There are some races as long, and with as much elevation gain over the entire course, but none climb a 10,000-foot volcano nearly from sea level.

Glacier travel also made the race expensive. Probst originally hoped at least 50 racers would sign up, allowing him to buy two sets of ropes – one for going up and one for down – and hire a guide company to work on the glacier.

“I had 30 people send resumes in and a bunch of people said they were going to do it,” he said. “Then when I opened the registration and approved those people to run, only like 10 of them signed up.”

So Probst settled for only one set of ropes and recruited volunteers to work the upper aid stations and fix the ropes on the glacier.

“The big break was when Petzl actually came in as a sponsor and helped out with the cost of the rope,” he said.

Probst got another big break when the Northwest Glacier Cruisers snowmobile club volunteered to help shuttle rope and gear up the mountain.

The Northwest Glacier Cruisers snowmobile club shuttled hundreds of pounds of gear up the mountain. Chris Duppenthaler photo.

Club president Tom Shields said they got involved because they want to work on the club’s relationship to non-motorized users, and they thought the race would be cool to see.

“We know hikers and motorized people don’t always get along. We want to show the non-motorized people that snowmobilers are not all bad people,” Shields said. “I’m pretty adventurous, but I think they’re all nuts. I wanted to go watch if nothing else.”

Two days before the race, Probst untangled 1,200 feet of rope on the summit of Sherman Peak, which left his toes numb for several months. Volunteers would have to fix more than 7,000 feet of rope the next day.

While Shields and a handful of other volunteers made 12 trips each to shuttle gear up the mountain on June 3, Probst was checking in racers in Concrete, with no idea how the snowmobilers were doing.

“I’m kind of expecting to not even hear from them until midnight or 2 a.m.,” Probst said. Instead, Shields walked into the Concrete police station at 8 p.m. with a smile on his face and said, “It’s done.”

The fixed lines were relatively easy for most of the runners. Fourteen reached the top of Sherman Peak, an airy sub-summit of the volcano.

Scarlett Graham and Aaron Rinn on the summit of Sherman Peak. Chris Duppenthaler photo.

The sun climbed as racers turned and headed down. Soon they were crashing through slush at a trot for thousands of vertical feet, all the way back to parking lot. “It was like you were a drunken sailor sloshing all over and losing your balance and falling,” Lundberg said.

Back in the forest, Graham lost track of Rinn and Mende, and Lundberg had been running alone for hours.
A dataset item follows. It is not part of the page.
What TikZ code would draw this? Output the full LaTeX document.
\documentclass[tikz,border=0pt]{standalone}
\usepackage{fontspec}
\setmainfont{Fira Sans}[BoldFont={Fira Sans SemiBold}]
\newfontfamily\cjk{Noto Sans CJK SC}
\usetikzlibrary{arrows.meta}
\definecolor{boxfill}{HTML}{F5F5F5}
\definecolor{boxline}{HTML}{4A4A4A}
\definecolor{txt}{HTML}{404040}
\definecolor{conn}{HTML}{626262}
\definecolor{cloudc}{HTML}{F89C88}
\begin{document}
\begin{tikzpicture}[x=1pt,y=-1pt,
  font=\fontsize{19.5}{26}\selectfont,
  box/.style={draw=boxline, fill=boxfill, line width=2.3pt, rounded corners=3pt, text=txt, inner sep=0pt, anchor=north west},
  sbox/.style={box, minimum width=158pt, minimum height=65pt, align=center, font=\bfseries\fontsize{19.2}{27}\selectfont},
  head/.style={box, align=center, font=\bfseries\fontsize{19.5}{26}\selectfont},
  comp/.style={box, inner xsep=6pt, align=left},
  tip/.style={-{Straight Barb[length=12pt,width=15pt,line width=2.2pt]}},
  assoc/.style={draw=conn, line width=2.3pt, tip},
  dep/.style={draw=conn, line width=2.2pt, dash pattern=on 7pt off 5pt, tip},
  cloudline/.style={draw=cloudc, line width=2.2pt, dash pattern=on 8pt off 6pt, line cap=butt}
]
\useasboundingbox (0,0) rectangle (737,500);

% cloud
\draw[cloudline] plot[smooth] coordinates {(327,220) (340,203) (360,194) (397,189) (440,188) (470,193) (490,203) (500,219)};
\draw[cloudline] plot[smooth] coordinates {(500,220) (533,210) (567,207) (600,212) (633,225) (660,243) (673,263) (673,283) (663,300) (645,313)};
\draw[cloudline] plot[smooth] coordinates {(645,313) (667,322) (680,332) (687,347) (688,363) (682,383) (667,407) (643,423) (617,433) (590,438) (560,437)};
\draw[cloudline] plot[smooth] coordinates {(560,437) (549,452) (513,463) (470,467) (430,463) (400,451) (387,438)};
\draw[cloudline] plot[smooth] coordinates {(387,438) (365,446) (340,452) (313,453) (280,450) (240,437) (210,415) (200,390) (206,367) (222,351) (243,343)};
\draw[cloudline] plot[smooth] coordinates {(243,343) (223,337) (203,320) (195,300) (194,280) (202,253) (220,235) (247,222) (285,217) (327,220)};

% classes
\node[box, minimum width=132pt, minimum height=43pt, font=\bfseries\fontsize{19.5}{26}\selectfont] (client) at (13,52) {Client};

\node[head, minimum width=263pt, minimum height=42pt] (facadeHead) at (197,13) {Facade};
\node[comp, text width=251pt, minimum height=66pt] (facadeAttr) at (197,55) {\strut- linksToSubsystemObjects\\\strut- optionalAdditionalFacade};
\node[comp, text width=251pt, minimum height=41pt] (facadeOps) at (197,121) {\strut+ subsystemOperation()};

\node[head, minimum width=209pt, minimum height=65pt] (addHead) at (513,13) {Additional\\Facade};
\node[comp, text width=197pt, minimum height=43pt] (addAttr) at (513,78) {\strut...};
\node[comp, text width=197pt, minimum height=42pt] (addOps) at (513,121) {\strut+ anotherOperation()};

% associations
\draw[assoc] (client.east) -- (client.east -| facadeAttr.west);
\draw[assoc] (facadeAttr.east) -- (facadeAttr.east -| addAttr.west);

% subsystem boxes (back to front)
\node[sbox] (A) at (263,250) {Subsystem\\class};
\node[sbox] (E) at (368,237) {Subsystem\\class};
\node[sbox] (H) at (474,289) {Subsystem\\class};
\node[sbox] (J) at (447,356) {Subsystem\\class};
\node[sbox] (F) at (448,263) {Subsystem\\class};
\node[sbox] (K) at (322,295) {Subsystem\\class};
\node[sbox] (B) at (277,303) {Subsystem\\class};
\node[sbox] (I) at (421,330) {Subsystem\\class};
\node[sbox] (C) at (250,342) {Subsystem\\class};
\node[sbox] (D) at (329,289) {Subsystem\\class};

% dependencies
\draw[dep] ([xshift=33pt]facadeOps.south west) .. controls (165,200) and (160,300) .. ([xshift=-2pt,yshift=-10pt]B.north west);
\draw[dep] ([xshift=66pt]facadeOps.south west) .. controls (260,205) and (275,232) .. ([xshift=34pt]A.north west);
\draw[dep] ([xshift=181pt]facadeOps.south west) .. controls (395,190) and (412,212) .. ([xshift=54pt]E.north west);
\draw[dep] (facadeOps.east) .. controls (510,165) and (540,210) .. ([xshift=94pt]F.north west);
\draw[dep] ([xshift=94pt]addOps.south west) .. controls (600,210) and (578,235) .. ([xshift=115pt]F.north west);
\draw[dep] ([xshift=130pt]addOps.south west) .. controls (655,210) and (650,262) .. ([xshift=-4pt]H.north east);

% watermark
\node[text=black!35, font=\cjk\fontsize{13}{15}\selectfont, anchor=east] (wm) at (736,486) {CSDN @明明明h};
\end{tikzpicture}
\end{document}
“At that point I was like, I just summited Mt. Baker, and now there’s 20 more miles to run,” Lundberg said.

Graham moved into second place and was running a 7.5-mile pace downhill. Many of the runners got lost once again on the logging roads, but all 14 who summited eventually made it back to Concrete.
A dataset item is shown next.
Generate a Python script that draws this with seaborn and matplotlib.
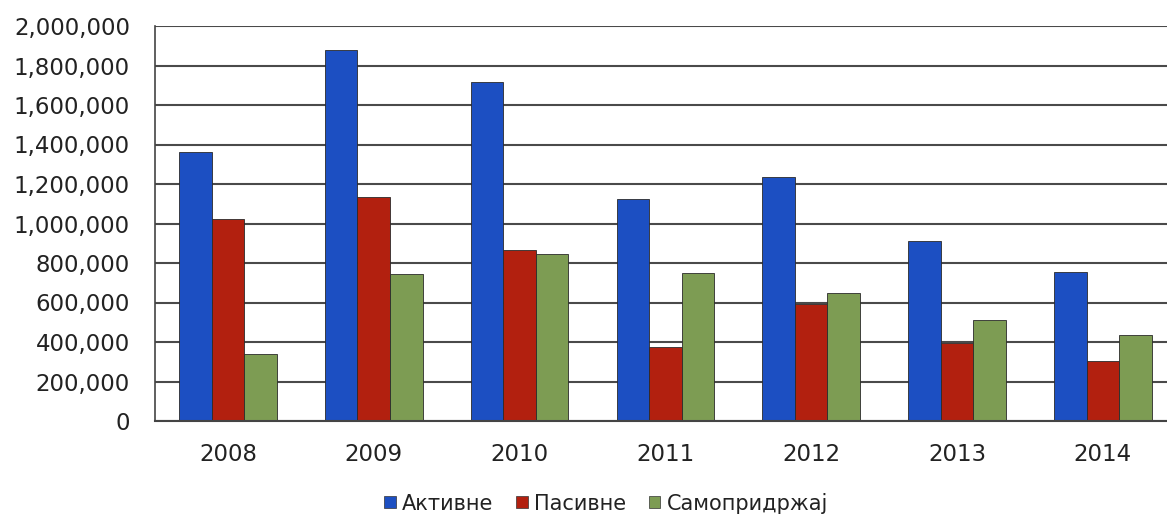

Chadovich won the first Mt. Baker Ultra Marathon, finishing just more than 10 hours after he started. Graham finished next to win the women’s division in 11 hours and 38 minutes.

“We proved it could happen,” said Probst, who wasn’t immediately sure if he’d organize another race.
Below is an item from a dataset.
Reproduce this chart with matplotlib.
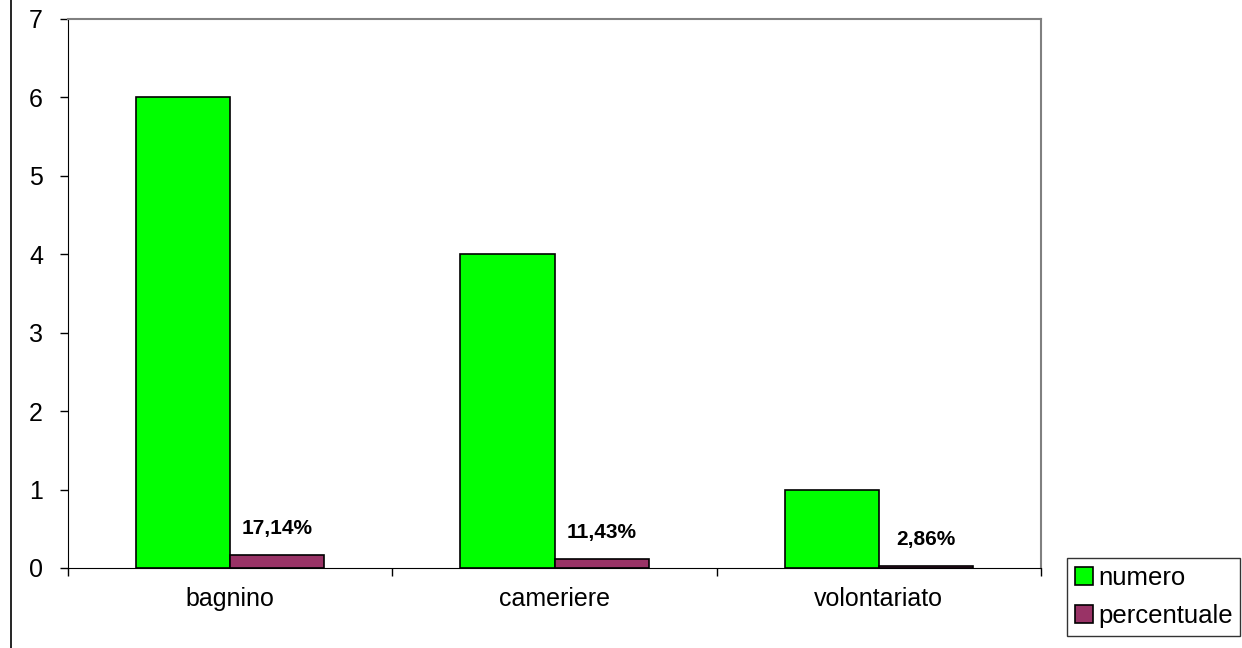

“I was like, ‘What are the runners going to think?’ And what’s the reputation going to be like, because a race lives or dies by its
reputation,” he said.

It turns out the runners did like it. Chadovich wrote a race report in which he called it a great and “very unique type of
experience.”

A few months after the race, with feeling back in his toes, Probst has decided he’ll do it again. People who want to run it have emailed him and he suspects a lot of ultra runners were watching to see if it would work.

Probst’s ultimate goal is to build trail from Bellingham to Mt. Baker and hold a race on that. The current race is a way to raise money and awareness for that goal. But that’s a long way off.

“Our foreseeable future is in Concrete,” he said.